On a summer night in 2003, Mark Jackson, a special agent for Army Criminal Investigation Division, arrived at Karshi-Khanabad Air Base in Uzbekistan for his first combat deployment. Two of his fellow soldiers met him at the terminal.
“The very first thing that they said to me was, ‘I sure hope you’re done having kids,’” he remembered.
Karshi-Khanabad, also known as K2, was riddled with remnants of chemical weapons and radiation from its time as a Soviet military installation. Over the last 25 years, thousands of soldiers who served at K2 have developed health issues at alarming rates, many of which are not considered presumptive conditions covered under the PACT Act.
Jackson, now the advocacy director for the Stronghold Freedom Foundation, says that until recently, the repercussions of the contamination at K2 had slipped through the cracks.
“We had been completely left out of legislation to the point where Uzbekistan wasn’t recognized as a place where we’d even deployed soldiers,” he said.
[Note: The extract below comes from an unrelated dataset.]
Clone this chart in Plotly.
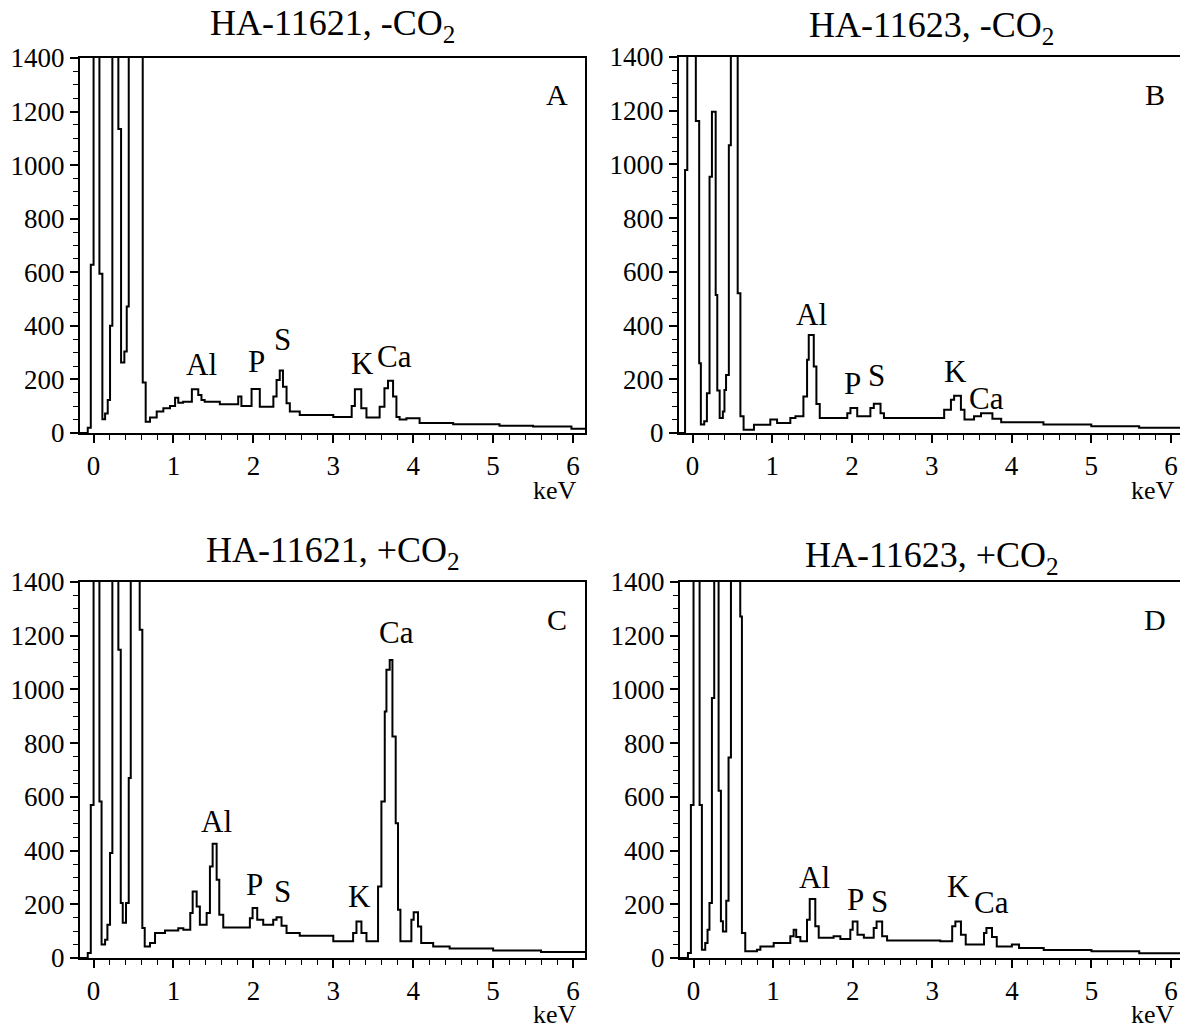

Rep. Mark Green, an Army veteran who deployed to K2, has made health coverage for K2 veterans a key piece of his legislative agenda since his election in 2018. He recently introduced the K2 Veterans Total Coverage Act to this session of Congress, establishing additional presumption of service connections for certain diseases that occur in veterans of the base.
“Veterans who deployed in the early years of the War on Terror to the K2 Air Base were knowingly exposed to toxins, including uranium, and have yet to receive a full presumption of service connection for their sicknesses and cancer,” said Green, himself a two-time cancer survivor who believes his illness was due to toxic exposure during his service. “This cannot stand, and it’s why the bipartisan K2 Veterans Total Coverage Act is so critical.”
Jackson, who experienced multiple unexplained health conditions after his time at K2, has seen this coverage loophole firsthand. Thyroid disease gave him a 10% disability rating as a presumptive condition under the PACT Act, and he expects his recent diagnosis of prostate cancer to be covered as well. But his GI issues, necrosis in his elbow and testicle, and osteoporosis are not.
“You don’t get osteoporosis in your 30s by accident,” he said. “I’m one of thousands that went to this base that have similar maladies.”
According to Jackson, everyone at K2 knew the base was toxic. There were signs marking off radioactive areas, fenced with barbed wire. Other signs noted chemical weapons.
“If you were to dig down about a meter, that hole would fill with black goo,” said Jackson. “There was a pond that sat outside of the base, and we called it Skittles Pond, because it changed colors every day. Literally the colors of the rainbow.”
For mitigation, the ground was covered by large rocks.
“People knew,” Jackson said. “The signs were there, it was talked about, but absolutely nothing was done about it.”
Jackson feels the situation in Congress is similar to the status quo on the base.
“Everyone knows what happened, and nobody’s willing to to acknowledge it,” he said. While he appreciates Green’s repeated attempts to draw attention to the cause, “I hold no faith in these elected officials to do what is the obvious right thing. I think the bill is going to die the same way I’m going to die.”
He still believes Green’s introduction of the legislation is important, if only to get elected officials on the record saying ‘no.’
“Abandoning veterans during their greatest time of need breaks the solemn promise our country stands on: ‘You serve, and we’ll take care of you when you return home’,” said Green.
Jackson believes sacrifice is another part of his service.
“When I when I took the oath to uphold the Constitution, that is up to and including my own death,” he said. “So this is no different than being shot. It’s just the bullet that hit me is really slow.”